▸ Exercise directions: Copy out each line that mentions the word "this".

▸ Dataset excerpts:
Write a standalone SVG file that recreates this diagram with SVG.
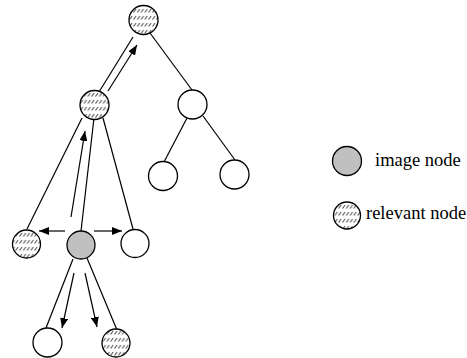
==
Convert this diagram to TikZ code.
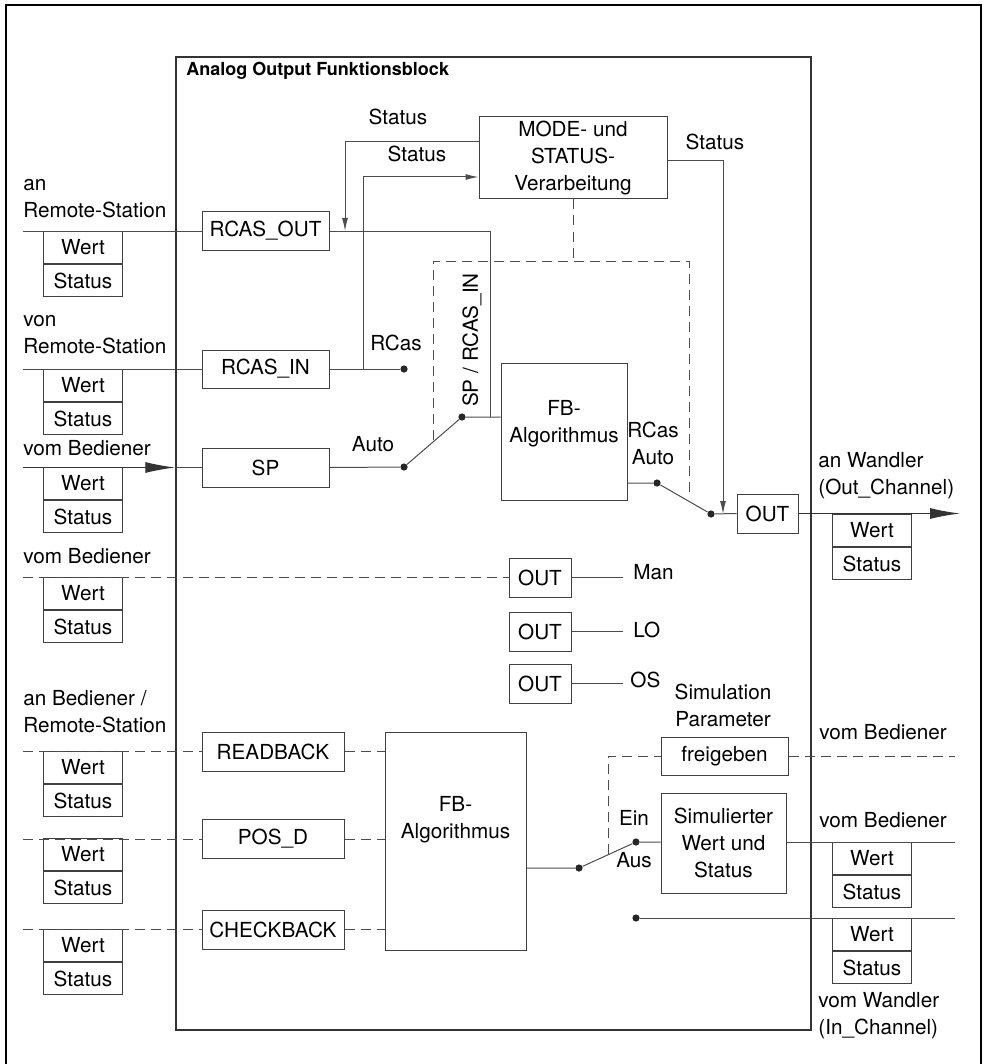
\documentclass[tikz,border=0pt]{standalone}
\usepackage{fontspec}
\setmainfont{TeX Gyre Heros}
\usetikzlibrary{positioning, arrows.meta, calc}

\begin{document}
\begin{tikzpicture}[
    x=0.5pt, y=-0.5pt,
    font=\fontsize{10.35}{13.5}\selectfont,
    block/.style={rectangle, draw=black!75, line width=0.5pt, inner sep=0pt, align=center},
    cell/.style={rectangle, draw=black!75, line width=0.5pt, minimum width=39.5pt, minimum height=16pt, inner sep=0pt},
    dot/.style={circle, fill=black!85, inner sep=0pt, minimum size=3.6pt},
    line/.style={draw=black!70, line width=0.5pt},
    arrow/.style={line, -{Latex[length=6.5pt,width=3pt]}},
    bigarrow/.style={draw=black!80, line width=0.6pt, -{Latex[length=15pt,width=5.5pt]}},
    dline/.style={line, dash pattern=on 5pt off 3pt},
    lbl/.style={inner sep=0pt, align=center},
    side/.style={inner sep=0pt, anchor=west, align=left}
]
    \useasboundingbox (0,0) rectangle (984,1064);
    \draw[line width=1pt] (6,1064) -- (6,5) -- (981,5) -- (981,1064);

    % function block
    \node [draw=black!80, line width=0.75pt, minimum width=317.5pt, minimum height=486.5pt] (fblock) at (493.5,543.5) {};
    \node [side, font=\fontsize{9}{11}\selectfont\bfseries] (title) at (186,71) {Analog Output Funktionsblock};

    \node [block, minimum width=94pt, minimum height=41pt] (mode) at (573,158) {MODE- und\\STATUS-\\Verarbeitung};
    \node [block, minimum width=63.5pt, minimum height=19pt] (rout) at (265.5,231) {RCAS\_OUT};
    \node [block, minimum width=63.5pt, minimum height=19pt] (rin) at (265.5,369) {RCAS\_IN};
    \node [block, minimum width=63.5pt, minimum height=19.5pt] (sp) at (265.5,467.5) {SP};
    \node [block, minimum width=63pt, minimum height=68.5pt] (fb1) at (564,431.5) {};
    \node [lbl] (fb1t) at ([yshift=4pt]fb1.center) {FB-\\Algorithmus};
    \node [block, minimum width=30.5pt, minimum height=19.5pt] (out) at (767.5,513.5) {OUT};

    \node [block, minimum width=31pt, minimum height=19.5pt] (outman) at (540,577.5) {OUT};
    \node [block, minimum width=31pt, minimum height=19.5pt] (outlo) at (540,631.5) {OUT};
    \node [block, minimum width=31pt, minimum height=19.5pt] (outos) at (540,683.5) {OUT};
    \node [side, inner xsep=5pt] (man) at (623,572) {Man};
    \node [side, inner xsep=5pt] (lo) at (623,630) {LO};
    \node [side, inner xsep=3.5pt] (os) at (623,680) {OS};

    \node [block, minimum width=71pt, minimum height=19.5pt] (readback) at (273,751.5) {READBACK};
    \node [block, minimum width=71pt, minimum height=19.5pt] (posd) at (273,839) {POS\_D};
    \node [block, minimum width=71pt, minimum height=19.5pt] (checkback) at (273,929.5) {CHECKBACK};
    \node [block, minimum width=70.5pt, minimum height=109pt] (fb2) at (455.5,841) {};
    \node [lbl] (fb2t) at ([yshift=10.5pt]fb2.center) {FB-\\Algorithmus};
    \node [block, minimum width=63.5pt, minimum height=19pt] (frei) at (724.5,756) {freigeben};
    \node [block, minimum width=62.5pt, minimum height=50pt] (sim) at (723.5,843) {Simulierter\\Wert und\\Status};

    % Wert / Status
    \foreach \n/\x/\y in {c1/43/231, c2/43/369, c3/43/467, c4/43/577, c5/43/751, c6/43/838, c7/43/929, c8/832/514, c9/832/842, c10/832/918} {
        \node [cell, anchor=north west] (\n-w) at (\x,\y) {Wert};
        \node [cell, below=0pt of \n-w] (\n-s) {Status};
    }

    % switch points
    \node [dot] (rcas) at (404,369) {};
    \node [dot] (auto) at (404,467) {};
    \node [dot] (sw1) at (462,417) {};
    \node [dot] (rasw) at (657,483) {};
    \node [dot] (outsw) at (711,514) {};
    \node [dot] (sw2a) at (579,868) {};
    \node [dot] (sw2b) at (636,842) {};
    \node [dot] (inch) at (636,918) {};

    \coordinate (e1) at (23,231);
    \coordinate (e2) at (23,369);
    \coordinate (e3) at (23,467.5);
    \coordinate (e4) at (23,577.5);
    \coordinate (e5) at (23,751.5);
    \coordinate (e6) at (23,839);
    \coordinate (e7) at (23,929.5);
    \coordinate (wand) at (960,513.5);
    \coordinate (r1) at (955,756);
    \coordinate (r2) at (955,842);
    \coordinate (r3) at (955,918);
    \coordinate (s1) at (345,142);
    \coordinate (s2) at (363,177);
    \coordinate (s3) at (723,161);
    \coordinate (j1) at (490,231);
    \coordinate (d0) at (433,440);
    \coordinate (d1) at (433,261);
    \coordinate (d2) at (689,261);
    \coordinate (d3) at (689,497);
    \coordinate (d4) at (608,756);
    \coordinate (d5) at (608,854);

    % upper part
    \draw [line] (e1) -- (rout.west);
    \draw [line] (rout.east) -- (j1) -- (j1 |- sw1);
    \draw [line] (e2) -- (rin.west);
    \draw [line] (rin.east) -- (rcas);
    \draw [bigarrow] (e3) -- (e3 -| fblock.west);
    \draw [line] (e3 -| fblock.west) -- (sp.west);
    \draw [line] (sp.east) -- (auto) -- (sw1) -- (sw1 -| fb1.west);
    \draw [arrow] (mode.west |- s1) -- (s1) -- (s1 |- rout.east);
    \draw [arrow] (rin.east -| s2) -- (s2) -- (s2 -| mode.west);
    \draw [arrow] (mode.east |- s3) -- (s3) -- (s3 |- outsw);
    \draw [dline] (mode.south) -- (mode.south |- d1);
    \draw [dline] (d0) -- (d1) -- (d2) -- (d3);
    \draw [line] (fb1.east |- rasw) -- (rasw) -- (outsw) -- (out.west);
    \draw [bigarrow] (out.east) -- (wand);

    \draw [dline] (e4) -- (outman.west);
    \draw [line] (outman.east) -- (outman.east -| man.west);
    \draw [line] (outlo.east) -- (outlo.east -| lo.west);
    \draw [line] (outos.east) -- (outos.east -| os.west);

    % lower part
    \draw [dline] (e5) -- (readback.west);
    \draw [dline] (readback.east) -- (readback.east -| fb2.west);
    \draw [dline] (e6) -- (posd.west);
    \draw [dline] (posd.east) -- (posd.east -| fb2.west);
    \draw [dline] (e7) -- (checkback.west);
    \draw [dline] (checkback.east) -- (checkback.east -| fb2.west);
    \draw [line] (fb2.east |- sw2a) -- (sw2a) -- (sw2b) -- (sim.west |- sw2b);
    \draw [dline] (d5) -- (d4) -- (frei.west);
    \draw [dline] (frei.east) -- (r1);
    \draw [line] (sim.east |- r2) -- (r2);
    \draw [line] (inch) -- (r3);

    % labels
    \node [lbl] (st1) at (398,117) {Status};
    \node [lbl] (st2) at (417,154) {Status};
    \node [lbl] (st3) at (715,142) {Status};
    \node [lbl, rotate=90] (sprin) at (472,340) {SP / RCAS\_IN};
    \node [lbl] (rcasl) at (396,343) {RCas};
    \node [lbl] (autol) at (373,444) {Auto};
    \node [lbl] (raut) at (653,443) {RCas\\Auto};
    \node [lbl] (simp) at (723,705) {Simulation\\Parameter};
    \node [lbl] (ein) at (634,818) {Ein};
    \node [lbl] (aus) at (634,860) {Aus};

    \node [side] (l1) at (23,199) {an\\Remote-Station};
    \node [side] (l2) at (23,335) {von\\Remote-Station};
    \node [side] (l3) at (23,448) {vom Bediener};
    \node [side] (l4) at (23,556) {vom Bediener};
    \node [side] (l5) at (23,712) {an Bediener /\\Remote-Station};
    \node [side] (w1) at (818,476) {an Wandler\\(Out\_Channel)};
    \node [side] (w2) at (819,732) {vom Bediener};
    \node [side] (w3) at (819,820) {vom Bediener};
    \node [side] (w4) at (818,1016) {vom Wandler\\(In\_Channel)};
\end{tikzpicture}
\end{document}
...
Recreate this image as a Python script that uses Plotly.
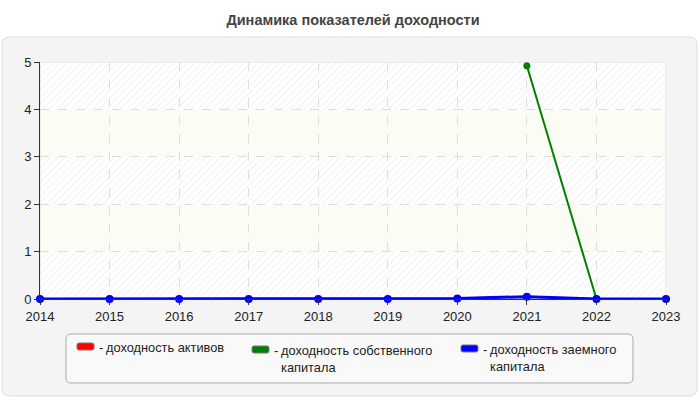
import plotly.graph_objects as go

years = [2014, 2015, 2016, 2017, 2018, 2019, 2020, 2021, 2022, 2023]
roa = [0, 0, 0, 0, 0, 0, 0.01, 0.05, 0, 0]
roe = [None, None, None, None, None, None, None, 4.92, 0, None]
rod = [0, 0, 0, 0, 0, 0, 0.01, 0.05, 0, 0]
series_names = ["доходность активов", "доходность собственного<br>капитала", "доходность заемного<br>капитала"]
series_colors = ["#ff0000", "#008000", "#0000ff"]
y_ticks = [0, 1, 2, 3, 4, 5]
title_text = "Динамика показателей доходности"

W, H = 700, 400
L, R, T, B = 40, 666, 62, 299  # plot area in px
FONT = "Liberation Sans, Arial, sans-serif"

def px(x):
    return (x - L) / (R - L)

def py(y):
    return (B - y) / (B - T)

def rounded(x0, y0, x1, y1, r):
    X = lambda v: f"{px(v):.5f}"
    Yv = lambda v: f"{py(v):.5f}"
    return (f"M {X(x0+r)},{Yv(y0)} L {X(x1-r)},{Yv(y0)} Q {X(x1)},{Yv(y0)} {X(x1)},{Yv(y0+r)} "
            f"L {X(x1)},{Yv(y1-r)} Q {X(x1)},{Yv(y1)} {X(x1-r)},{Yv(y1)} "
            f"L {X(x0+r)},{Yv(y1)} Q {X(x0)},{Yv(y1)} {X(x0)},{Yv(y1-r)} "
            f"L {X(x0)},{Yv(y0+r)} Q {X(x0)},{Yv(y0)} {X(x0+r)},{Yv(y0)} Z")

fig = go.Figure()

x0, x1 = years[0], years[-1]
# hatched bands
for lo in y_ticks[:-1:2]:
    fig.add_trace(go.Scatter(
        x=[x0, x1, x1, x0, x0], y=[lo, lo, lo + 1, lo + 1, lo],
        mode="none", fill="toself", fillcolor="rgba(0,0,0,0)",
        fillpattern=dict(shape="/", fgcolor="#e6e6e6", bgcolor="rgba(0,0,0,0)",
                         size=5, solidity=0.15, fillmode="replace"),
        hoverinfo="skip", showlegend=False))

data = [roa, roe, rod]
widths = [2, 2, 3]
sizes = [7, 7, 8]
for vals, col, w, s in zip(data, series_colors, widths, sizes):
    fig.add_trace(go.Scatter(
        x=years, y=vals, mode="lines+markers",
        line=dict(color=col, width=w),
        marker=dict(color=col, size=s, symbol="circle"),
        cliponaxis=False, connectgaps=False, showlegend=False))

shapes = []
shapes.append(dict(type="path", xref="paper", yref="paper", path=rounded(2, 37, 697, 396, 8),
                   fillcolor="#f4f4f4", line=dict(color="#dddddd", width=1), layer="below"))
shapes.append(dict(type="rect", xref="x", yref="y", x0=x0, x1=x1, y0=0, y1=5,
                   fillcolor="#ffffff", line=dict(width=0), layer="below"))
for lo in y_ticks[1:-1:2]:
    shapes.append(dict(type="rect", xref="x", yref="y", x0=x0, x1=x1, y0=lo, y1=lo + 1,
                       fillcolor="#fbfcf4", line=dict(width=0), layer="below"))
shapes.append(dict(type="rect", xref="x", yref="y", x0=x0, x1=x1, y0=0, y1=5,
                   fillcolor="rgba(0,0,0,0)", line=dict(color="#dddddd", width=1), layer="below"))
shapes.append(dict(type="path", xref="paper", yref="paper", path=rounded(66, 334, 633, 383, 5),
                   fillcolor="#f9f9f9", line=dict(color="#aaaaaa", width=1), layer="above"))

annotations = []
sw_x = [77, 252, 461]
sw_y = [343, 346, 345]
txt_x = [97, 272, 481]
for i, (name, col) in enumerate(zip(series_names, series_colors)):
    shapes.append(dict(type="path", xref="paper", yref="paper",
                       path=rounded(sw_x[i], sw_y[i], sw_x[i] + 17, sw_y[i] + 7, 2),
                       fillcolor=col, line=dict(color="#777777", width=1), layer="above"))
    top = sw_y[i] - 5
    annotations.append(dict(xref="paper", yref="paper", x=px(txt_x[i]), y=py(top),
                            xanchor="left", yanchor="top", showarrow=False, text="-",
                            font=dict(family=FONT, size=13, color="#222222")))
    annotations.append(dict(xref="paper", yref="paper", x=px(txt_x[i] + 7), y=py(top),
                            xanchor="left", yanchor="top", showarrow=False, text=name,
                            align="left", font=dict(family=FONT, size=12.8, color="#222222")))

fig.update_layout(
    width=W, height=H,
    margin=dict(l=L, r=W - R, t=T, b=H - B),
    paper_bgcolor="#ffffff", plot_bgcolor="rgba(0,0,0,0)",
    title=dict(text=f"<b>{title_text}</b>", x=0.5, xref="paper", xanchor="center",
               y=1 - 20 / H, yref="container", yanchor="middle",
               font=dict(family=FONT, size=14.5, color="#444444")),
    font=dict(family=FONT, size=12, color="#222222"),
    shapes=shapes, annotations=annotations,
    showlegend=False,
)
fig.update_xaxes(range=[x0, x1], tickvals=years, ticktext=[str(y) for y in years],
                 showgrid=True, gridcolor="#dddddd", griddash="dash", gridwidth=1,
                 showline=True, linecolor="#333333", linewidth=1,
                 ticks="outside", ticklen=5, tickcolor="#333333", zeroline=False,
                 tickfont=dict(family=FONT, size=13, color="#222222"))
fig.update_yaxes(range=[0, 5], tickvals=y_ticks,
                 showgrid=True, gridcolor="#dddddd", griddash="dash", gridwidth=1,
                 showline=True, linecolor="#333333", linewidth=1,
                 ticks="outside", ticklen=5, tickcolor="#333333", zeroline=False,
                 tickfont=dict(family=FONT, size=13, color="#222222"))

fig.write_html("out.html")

▸ Right answer:
Write a standalone SVG file that recreates this diagram with SVG.
Convert this diagram to TikZ code.
Recreate this image as a Python script that uses Plotly.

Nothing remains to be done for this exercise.